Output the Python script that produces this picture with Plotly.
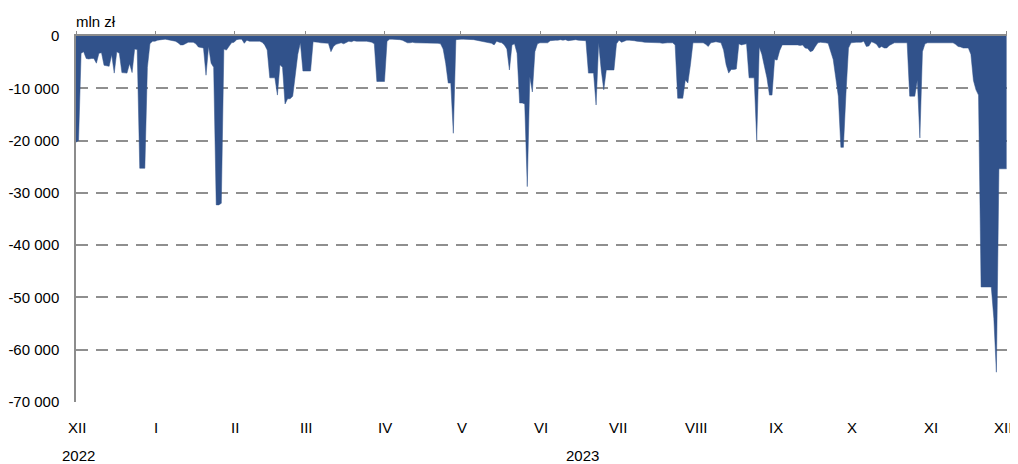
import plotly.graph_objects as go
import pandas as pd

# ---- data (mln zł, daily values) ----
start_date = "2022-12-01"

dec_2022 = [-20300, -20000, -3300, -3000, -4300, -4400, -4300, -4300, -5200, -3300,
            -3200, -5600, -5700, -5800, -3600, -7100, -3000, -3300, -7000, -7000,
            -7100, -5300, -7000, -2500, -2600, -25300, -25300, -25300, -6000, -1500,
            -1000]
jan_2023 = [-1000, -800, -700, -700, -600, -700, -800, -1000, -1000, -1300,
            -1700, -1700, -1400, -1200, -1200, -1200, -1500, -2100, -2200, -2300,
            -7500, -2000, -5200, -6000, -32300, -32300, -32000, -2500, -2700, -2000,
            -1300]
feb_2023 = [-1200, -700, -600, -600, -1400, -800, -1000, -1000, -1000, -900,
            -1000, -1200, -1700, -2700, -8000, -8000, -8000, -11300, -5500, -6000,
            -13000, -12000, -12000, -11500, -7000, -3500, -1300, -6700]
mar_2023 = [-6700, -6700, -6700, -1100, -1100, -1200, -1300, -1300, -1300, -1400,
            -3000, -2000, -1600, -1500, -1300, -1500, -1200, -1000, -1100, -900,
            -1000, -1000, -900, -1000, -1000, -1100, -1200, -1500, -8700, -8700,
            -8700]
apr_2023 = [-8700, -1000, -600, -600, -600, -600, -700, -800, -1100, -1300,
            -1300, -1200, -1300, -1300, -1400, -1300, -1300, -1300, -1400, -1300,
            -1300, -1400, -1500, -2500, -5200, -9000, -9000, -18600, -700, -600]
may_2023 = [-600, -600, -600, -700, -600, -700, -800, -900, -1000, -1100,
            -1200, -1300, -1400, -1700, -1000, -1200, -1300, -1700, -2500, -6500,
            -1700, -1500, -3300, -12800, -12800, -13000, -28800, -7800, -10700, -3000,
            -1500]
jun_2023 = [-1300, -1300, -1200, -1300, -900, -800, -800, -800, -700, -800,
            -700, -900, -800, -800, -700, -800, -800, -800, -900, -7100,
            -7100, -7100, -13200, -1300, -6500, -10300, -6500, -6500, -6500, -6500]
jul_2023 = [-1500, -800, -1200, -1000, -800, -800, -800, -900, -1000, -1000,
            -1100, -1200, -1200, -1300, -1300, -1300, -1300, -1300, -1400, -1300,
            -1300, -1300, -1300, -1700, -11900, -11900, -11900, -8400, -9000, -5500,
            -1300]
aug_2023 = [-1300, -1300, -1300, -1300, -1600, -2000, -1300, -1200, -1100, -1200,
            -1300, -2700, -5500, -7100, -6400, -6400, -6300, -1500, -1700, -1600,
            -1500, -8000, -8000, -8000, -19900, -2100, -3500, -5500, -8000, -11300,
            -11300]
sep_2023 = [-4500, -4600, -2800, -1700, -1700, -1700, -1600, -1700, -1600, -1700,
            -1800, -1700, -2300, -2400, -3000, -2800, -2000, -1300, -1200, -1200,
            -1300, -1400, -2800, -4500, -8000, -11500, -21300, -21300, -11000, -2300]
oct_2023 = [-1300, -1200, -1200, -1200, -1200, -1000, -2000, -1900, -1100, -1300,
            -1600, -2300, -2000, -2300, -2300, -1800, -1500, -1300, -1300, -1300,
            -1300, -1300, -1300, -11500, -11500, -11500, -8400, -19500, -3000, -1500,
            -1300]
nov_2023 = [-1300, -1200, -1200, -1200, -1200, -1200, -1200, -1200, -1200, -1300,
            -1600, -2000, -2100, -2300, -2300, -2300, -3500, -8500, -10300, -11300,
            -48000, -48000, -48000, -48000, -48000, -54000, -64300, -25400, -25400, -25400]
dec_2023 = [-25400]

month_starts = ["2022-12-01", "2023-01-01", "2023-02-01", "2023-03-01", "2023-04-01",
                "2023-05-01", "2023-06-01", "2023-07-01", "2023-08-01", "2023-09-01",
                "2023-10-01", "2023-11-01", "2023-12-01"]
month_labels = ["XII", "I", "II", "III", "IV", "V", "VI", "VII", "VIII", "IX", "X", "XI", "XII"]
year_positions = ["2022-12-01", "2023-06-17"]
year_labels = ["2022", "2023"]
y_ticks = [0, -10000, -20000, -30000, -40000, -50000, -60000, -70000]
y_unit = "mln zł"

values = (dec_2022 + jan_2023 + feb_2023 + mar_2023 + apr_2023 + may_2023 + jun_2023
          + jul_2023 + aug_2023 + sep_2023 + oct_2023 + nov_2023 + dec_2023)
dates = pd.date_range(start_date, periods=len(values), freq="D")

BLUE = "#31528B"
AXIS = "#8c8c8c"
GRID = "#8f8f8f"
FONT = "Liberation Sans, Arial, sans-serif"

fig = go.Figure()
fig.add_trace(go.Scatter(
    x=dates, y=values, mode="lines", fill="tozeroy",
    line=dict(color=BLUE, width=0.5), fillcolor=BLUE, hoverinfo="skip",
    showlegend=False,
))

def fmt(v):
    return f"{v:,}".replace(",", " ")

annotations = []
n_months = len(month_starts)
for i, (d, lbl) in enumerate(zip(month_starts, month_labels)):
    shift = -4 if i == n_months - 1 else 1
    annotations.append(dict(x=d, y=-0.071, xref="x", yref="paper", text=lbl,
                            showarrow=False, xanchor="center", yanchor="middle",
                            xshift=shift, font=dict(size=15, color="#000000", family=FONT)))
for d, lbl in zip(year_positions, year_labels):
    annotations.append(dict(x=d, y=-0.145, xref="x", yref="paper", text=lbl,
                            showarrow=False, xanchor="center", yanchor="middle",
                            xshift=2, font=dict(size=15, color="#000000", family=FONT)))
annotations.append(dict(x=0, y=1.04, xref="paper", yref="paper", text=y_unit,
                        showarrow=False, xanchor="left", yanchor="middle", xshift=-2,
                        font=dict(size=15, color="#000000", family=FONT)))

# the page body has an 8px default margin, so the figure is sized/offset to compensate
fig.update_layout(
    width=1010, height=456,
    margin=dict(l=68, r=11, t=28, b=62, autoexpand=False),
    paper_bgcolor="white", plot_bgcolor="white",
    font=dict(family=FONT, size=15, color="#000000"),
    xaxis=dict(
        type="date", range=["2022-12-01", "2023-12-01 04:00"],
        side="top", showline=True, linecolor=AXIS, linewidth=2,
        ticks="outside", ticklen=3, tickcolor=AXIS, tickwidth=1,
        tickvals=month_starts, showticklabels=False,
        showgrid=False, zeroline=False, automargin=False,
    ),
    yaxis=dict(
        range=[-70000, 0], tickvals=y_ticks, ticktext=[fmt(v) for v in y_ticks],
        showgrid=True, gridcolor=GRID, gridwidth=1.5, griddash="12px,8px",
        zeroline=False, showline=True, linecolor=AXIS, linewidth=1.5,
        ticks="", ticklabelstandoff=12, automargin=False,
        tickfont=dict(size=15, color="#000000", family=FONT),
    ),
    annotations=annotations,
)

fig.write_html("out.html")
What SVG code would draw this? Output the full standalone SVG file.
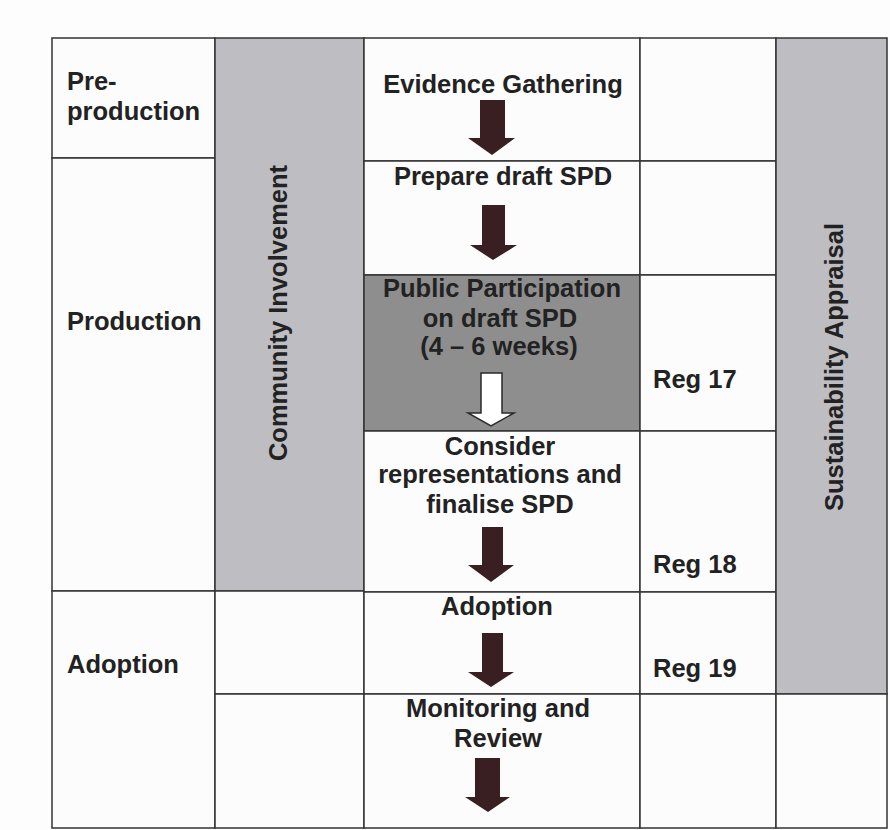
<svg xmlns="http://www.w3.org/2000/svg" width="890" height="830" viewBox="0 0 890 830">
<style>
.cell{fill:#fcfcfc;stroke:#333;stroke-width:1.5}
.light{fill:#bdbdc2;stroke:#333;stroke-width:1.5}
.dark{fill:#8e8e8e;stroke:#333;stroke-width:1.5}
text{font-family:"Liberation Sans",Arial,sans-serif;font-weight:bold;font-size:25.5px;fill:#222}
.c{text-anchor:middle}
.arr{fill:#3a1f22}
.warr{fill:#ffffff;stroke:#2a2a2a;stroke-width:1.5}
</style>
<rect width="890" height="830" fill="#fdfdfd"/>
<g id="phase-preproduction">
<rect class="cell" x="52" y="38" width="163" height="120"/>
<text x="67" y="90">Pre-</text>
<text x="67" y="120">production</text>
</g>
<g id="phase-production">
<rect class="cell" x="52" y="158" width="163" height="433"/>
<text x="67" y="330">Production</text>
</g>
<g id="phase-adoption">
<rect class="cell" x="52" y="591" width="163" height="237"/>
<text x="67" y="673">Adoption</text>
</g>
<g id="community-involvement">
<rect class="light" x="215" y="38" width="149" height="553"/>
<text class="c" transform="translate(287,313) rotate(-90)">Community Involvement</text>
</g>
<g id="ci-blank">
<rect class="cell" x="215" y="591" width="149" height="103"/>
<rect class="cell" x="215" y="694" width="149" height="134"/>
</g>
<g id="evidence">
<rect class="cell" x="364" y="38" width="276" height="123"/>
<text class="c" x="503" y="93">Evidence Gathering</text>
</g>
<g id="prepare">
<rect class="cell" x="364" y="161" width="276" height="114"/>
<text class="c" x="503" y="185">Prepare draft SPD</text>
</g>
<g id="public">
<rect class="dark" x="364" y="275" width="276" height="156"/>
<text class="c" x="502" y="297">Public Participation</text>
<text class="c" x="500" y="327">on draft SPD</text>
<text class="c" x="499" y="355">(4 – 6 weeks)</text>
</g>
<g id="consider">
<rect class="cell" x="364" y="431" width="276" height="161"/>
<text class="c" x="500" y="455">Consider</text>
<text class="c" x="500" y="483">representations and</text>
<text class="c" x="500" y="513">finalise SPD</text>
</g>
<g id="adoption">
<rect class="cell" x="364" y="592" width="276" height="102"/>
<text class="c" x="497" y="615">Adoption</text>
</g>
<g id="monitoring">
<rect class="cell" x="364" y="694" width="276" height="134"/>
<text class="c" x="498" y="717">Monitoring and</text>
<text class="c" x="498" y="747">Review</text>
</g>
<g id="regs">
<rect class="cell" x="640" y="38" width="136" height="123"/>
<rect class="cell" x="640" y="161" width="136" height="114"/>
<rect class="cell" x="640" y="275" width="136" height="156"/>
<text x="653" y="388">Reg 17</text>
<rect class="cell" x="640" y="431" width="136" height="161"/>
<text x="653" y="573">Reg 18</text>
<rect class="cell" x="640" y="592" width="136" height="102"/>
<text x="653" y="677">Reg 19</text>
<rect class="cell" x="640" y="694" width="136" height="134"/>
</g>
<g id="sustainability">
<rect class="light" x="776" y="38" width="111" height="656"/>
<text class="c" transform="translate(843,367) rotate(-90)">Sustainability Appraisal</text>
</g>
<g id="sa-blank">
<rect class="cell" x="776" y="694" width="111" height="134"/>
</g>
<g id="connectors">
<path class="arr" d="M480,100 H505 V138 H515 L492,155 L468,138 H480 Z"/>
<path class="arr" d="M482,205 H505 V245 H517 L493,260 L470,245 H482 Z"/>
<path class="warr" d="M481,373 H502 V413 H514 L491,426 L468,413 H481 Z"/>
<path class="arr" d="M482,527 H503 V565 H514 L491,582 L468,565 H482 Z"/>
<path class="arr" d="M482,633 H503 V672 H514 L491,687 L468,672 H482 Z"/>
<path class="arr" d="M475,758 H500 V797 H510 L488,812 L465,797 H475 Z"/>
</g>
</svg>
++++++++++
» Task details: List every line from the entries above in which "this" appears.

» Exercise solution:
Output the Python script that produces this picture with Plotly.
What SVG code would draw this? Output the full standalone SVG file.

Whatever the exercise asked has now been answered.